И то, что во всей остальной его жизни ничего хорошего не было, становилось неважным сразу же, как только он начинал работать.
Потом Аркадий Павлович расспрашивал про цветы, которые Шевардин выращивал на орбите для проверки новых биотехнологий. Цветы интересовали доктора особенно: он был фанатичный цветовод, подоконники в его кабинете и в «греческом зале» круглый год напоминали цветники из сказок Андерсена.
Потом Шевардин рассказывал, как восстанавливался в спортивном комплексе Игало, куда его пригласил Борислав Младич, очень заинтересованный, чтобы о Черногории
О тренировках в Игало Аркадию Павловичу уже, конечно, докладывал Толик Капустин, врач, ездивший туда с Шевардиным, но доктору было интересно узнать все от него самого. Заодно он расспрашивал вообще про Балканы, тут и ребята подтянулись слушать, тут Иван вспомнил, что в багажнике у него имеется целый ящик черногорского красного вина, специально привезенный для коллег…
Вино распили вечером, по окончании тренировок — действительно, в этот первый день не слишком напряженных.
— «Вранац про корде», — прочитал Аркадий Павлович на бутылочной этикетке с нарисованным вороним конем. — Интересно! Написано кириллицей, а звучит как-то наполовину по-славянски, наполовину по-латински.
— У них там и кириллица, и латиница, — объяснил Шевардин. — И ту и другую в школе изучают. А «про корде» — это… Сердечное вино! — вспомнил он.

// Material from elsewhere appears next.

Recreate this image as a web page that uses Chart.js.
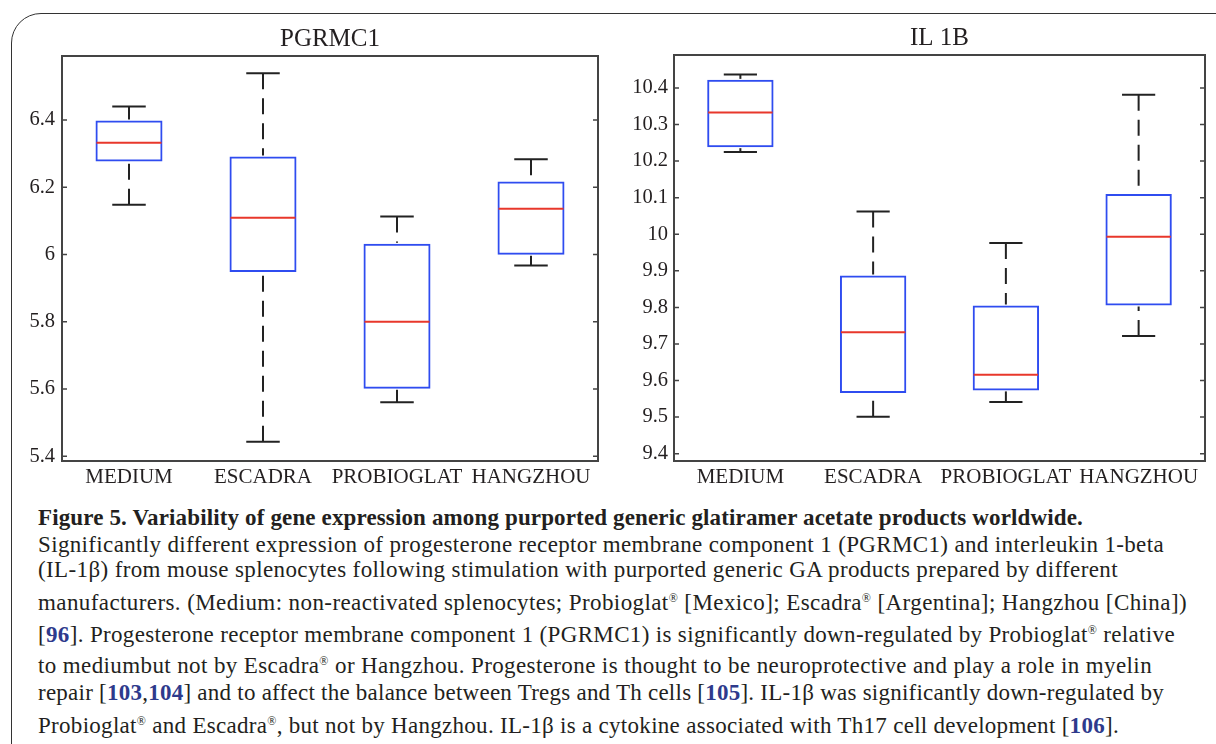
<!DOCTYPE html>
<html>
<head>
<meta charset="utf-8">
<script src="https://cdn.jsdelivr.net/npm/chart.js@4.4.0/dist/chart.umd.min.js"></script>
<style>
    body { margin: 0; width: 1216px; height: 744px; overflow: hidden; background: #fff; position: relative;
           font-family: "Liberation Serif", serif; color: #231f20; }
    #frame { position: absolute; left: 11px; top: 13px; width: 1240px; height: 762px;
             border: 1.5px solid #333; border-radius: 30px; box-sizing: border-box; }
    .panel { position: absolute; top: 0; height: 500px; }
    #left_panel { left: 0; width: 610px; }
    #right_panel { left: 610px; width: 606px; }
    .cap { position: absolute; left: 38px; font-size: 23px; line-height: 23px; white-space: nowrap; }
    .cap .ref { color: #2e3a8c; font-weight: bold; }
    sup { font-size: 12px; line-height: 0; vertical-align: 8px; }
</style>
</head>
<body>
<div id="frame"></div>
<div class="panel" id="left_panel"><canvas id="pgrmc1_chart"></canvas></div>
<div class="panel" id="right_panel"><canvas id="il1b_chart"></canvas></div>

<div class="cap" style="top:506px"><b>Figure 5. Variability of gene expression among purported generic glatiramer acetate products worldwide.</b></div>
<div class="cap" style="top:533px">Significantly different expression of progesterone receptor membrane component 1 (PGRMC1) and interleukin 1-beta</div>
<div class="cap" style="top:558px">(IL-1β) from mouse splenocytes following stimulation with purported generic GA products prepared by different</div>
<div class="cap" style="top:591px">manufacturers. (Medium: non-reactivated splenocytes; Probioglat<sup>®</sup> [Mexico]; Escadra<sup>®</sup> [Argentina]; Hangzhou [China])</div>
<div class="cap" style="top:623px">[<span class="ref">96</span>]. Progesterone receptor membrane component 1 (PGRMC1) is significantly down-regulated by Probioglat<sup>®</sup> relative</div>
<div class="cap" style="top:654px">to mediumbut not by Escadra<sup>®</sup> or Hangzhou. Progesterone is thought to be neuroprotective and play a role in myelin</div>
<div class="cap" style="top:681px">repair [<span class="ref">103</span>,<span class="ref">104</span>] and to affect the balance between Tregs and Th cells [<span class="ref">105</span>]. IL-1β was significantly down-regulated by</div>
<div class="cap" style="top:714px">Probioglat<sup>®</sup> and Escadra<sup>®</sup>, but not by Hangzhou. IL-1β is a cytokine associated with Th17 cell development [<span class="ref">106</span>].</div>

<script>
    const categories = ['MEDIUM', 'ESCADRA', 'PROBIOGLAT', 'HANGZHOU'];

    // PGRMC1 panel
    const pgrmc1_min    = [6.148, 5.443, 5.561, 5.967];
    const pgrmc1_q1     = [6.276, 5.948, 5.601, 5.999];
    const pgrmc1_median = [6.332, 6.109, 5.800, 6.136];
    const pgrmc1_q3     = [6.398, 6.291, 6.032, 6.217];
    const pgrmc1_max    = [6.440, 6.539, 6.113, 6.283];
    const pgrmc1_ticks  = [5.4, 5.6, 5.8, 6, 6.2, 6.4];

    // IL 1B panel
    const il1b_min    = [10.225, 9.501, 9.541, 9.722];
    const il1b_q1     = [10.238, 9.566, 9.573, 9.805];
    const il1b_median = [10.333, 9.732, 9.616, 9.993];
    const il1b_q3     = [10.422, 9.887, 9.805, 10.110];
    const il1b_max    = [10.437, 10.062, 9.976, 10.381];
    const il1b_ticks  = [9.4, 9.5, 9.6, 9.7, 9.8, 9.9, 10, 10.1, 10.2, 10.3, 10.4];

    const text_color = '#231f20';
    const box_color = '#2f4cf0';
    const median_color = '#e8372b';
    const whisker_color = '#222';
    const axis_color = '#444';
    const font_family = '"Liberation Serif", serif';

    // caption lines are stretched so each ends where the printed line ends
    const caption_right = [1083, 1164, 1118, 1187, 1175, 1152, 1164, 1119];
    document.querySelectorAll('.cap').forEach((el, i) => {
        const w = el.getBoundingClientRect().width;
        const n = el.textContent.length;
        el.style.letterSpacing = ((caption_right[i] - 38 - w) / n).toFixed(3) + 'px';
    });

    // whiskers, caps and medians drawn on top of the floating bars (boxes)
    function boxExtras(min, median, max) {
        return {
            id: 'boxExtras',
            afterDatasetsDraw(chart) {
                const ctx = chart.ctx;
                const y = chart.scales.y;
                const meta = chart.getDatasetMeta(0);
                const seg = (x1, y1, x2, y2) => { ctx.beginPath(); ctx.moveTo(x1, y1); ctx.lineTo(x2, y2); ctx.stroke(); };
                ctx.save();
                meta.data.forEach((bar, i) => {
                    const x = bar.x, half = bar.width / 2;
                    const top = Math.min(bar.y, bar.base), bottom = Math.max(bar.y, bar.base);
                    const yMax = y.getPixelForValue(max[i]), yMin = y.getPixelForValue(min[i]);
                    ctx.strokeStyle = whisker_color;
                    ctx.lineWidth = 2;
                    ctx.setLineDash([16, 9]);
                    seg(x, yMax, x, top - 1);
                    seg(x, yMin, x, bottom + 1);
                    ctx.setLineDash([]);
                    seg(x - half / 2, yMax, x + half / 2, yMax);
                    seg(x - half / 2, yMin, x + half / 2, yMin);
                    const yMed = y.getPixelForValue(median[i]);
                    ctx.strokeStyle = median_color;
                    seg(x - half + 1, yMed, x + half - 1, yMed);
                });
                ctx.restore();
            }
        };
    }

    // axes box with inward ticks on both sides
    const axesFrame = {
        id: 'axesFrame',
        afterDraw(chart) {
            const ctx = chart.ctx, a = chart.chartArea, y = chart.scales.y;
            ctx.save();
            ctx.strokeStyle = axis_color;
            ctx.lineWidth = 2;
            ctx.strokeRect(a.left, a.top, a.right - a.left, a.bottom - a.top);
            ctx.lineWidth = 1.5;
            y.ticks.forEach(t => {
                const py = y.getPixelForValue(t.value);
                ctx.beginPath();
                ctx.moveTo(a.left, py); ctx.lineTo(a.left + 5, py);
                ctx.moveTo(a.right, py); ctx.lineTo(a.right - 5, py);
                ctx.stroke();
            });
            ctx.restore();
        }
    };

    function makeChart(element, title, q1, q3, min, median, max, ticks, yMin, yMax, layout) {
        return new Chart(document.getElementById(element), {
            type: 'bar',
            data: {
                labels: categories,
                datasets: [{
                    data: q1.map((v, i) => [v, q3[i]]),
                    backgroundColor: 'rgba(0,0,0,0)',
                    borderColor: box_color,
                    borderWidth: 2,
                    borderSkipped: false,
                    barPercentage: 0.5,
                    categoryPercentage: 1.0,
                }],
            },
            options: {
                responsive: true,
                maintainAspectRatio: false,
                animation: false,
                layout: { padding: { left: 0, right: layout.right, top: 0, bottom: 0 } },
                plugins: {
                    legend: { display: false },
                    tooltip: { enabled: false },
                    title: {
                        display: true,
                        text: title,
                        fullSize: false,
                        color: text_color,
                        font: { family: font_family, size: 25, weight: 'normal' },
                        padding: { top: layout.titleTop, bottom: 2 },
                    },
                },
                scales: {
                    x: {
                        grid: { display: false, drawTicks: false },
                        border: { display: false },
                        ticks: { color: text_color, font: { family: font_family, size: 21 }, padding: 4, maxRotation: 0, autoSkip: false },
                        afterFit: s => { s.height = 39; },
                    },
                    y: {
                        min: yMin,
                        max: yMax,
                        grid: { display: false, drawTicks: false },
                        border: { display: false },
                        ticks: {
                            color: text_color,
                            font: { family: font_family, size: 20.5 },
                            padding: layout.tickPad,
                            callback: v => String(Math.round(v * 10) / 10),
                        },
                        afterBuildTicks: s => { s.ticks = ticks.map(v => ({ value: v })); },
                        afterFit: s => { s.width = layout.yWidth; },
                    },
                },
            },
            plugins: [boxExtras(min, median, max), axesFrame],
        });
    }

    try {
        makeChart('pgrmc1_chart', 'PGRMC1', pgrmc1_q1, pgrmc1_q3, pgrmc1_min, pgrmc1_median, pgrmc1_max,
                  pgrmc1_ticks, 5.386, 6.59, { right: 12, yWidth: 62, tickPad: 7, titleTop: 24 });
        makeChart('il1b_chart', 'IL 1B', il1b_q1, il1b_q3, il1b_min, il1b_median, il1b_max,
                  il1b_ticks, 9.38, 10.49, { right: 11, yWidth: 64, tickPad: 6, titleTop: 23 });
    } catch (error) {
        console.log(`error: ${error.message}`);
    }
</script>
</body>
</html>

Лозова лучше, — авторитетно заметил Игорь Федорук. — Типа хорошей чачи. Да и сливова, на мой вкус, ничего, хоть они ее за третий сорт держат. Душевные они ребята, эти черногорцы! Только узнают, что космонавты приехали, сразу все дела бросают и рюмочку подносят. Им там космонавты в диковинку, это у нас ко всему народ привык. Скажи, Вань? Помнишь, когда нас Борислав в горы возил, все село в тот кабачок сбежалось? Где футболисты на фотографиях.

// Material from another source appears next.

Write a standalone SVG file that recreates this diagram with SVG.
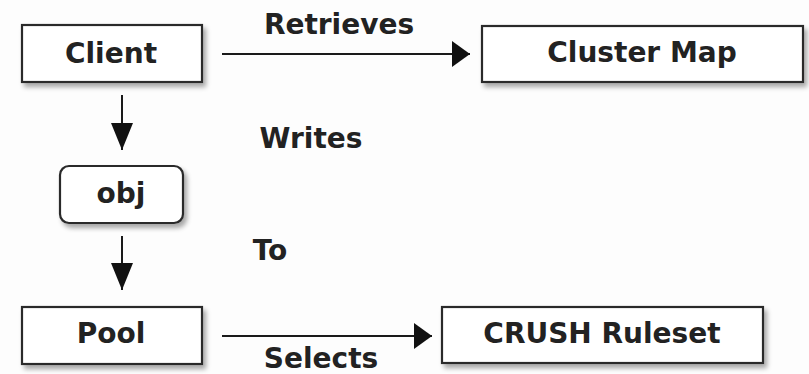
<svg xmlns="http://www.w3.org/2000/svg" width="809" height="374" viewBox="0 0 809 374">
  <style>
    .box { fill: #ffffff; stroke: #2a2a2a; stroke-width: 2.2; filter: url(#shadow); }
    .label { font-family: "DejaVu Sans", "Liberation Sans", sans-serif; font-weight: bold; font-size: 28px; fill: #222222; text-anchor: middle; }
    .edge { stroke: #1a1a1a; stroke-width: 2; fill: none; }
    .edge-h { marker-end: url(#arrowH); }
    .edge-v { marker-end: url(#arrowV); }
  </style>
  <defs>
    <filter id="shadow" x="-10%" y="-20%" width="130%" height="160%">
      <feGaussianBlur in="SourceAlpha" stdDeviation="2.5"/>
      <feOffset dx="3" dy="4" result="b"/>
      <feComponentTransfer><feFuncA type="linear" slope="0.35"/></feComponentTransfer>
      <feMerge><feMergeNode/><feMergeNode in="SourceGraphic"/></feMerge>
    </filter>
    <marker id="arrowH" markerUnits="userSpaceOnUse" markerWidth="20" markerHeight="26" refX="18" refY="13" orient="auto">
      <path d="M0,0 L18,13 L0,26 Z" fill="#111"/>
    </marker>
    <marker id="arrowV" markerUnits="userSpaceOnUse" markerWidth="28" markerHeight="24" refX="27" refY="11" orient="auto">
      <path d="M0,0 L27,11 L0,22 Z" fill="#111"/>
    </marker>
  </defs>

  <rect width="809" height="374" fill="#fdfdfd"/>

  <g id="connectors">
    <line class="edge edge-h" x1="222" y1="54" x2="470" y2="54"/>
    <line class="edge edge-v" x1="122" y1="95" x2="122" y2="150"/>
    <line class="edge edge-v" x1="122" y1="236" x2="122" y2="290"/>
    <line class="edge edge-h" x1="222" y1="336" x2="432" y2="336"/>
    <text class="label" x="339" y="34">Retrieves</text>
    <text class="label" x="311" y="148">Writes</text>
    <text class="label" x="270" y="260">To</text>
    <text class="label" x="321" y="368">Selects</text>
  </g>

  <g id="client">
    <rect class="box" x="22" y="25" width="180" height="57"/>
    <text class="label" x="111" y="63">Client</text>
  </g>

  <g id="cluster-map">
    <rect class="box" x="482" y="26" width="321" height="56"/>
    <text class="label" x="642" y="62">Cluster Map</text>
  </g>

  <g id="obj">
    <rect class="box" x="60" y="166" width="123" height="57" rx="9" ry="9"/>
    <text class="label" x="121" y="203">obj</text>
  </g>

  <g id="pool">
    <rect class="box" x="22" y="307" width="180" height="57"/>
    <text class="label" x="111" y="343">Pool</text>
  </g>

  <g id="crush-ruleset">
    <rect class="box" x="442" y="307" width="321" height="56"/>
    <text class="label" x="602" y="343">CRUSH Ruleset</text>
  </g>
</svg>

— Что? — вздрогнул Шевардин. — А-а… Да, хорошие люди.
Он думал сейчас не про сельский кабачок, украшенный фотографиями футболистов — хозяин в молодости был заядлым игроком, — а про то, как девушка с длинными глазами сказала про сердечное вино. И как золотая пыль сияла на ее щеках, а потом исчезла — смылась морской водой, которой эта бесстрашная девушка боялась.
Он всегда обращал внимание на красивых девушек, и они обращали внимание на него-. И он давно уже догадался, почему: не из-за внешности, вполне, на его взгляд, обычной, и даже не из-за профессии, на взгляд многих девушек, тоже обычной, а вот именно потому, что чувствовали его к ним небезразличие. Это было примерно то же самое, что в драке: все решали страсть и напор. И точно так же, как в драке, их невозможно было вызвать в себе усилием разума — они возникали сами.
И с этой девушкой, Лолой, Еленой Васильевной, они, конечно, возникли сразу и сильно, потому что внешность у нее была такая, которая будоражит воображение. При первом же взгляде на нее Ивану представились древние сокровища, мерцавшие в кованых сундуках, пиратские корабли с черными флагами, полярные карты, дуэльные пистолеты и все прочее, мальчишеское, что волновало его до сих пор и чего уже можно было бы стесняться, но он не стеснялся, а просто никому про это не рассказывал.
И, конечно, когда он увидел, что такая девушка спускается по стене, держась за виноградные лозы, то, ни секунды не думая, тоже перемахнул через балконные перила, успев только засунуть в карман бутылку вина, стоявшую тут же, на балконе, на пластмассовом столике.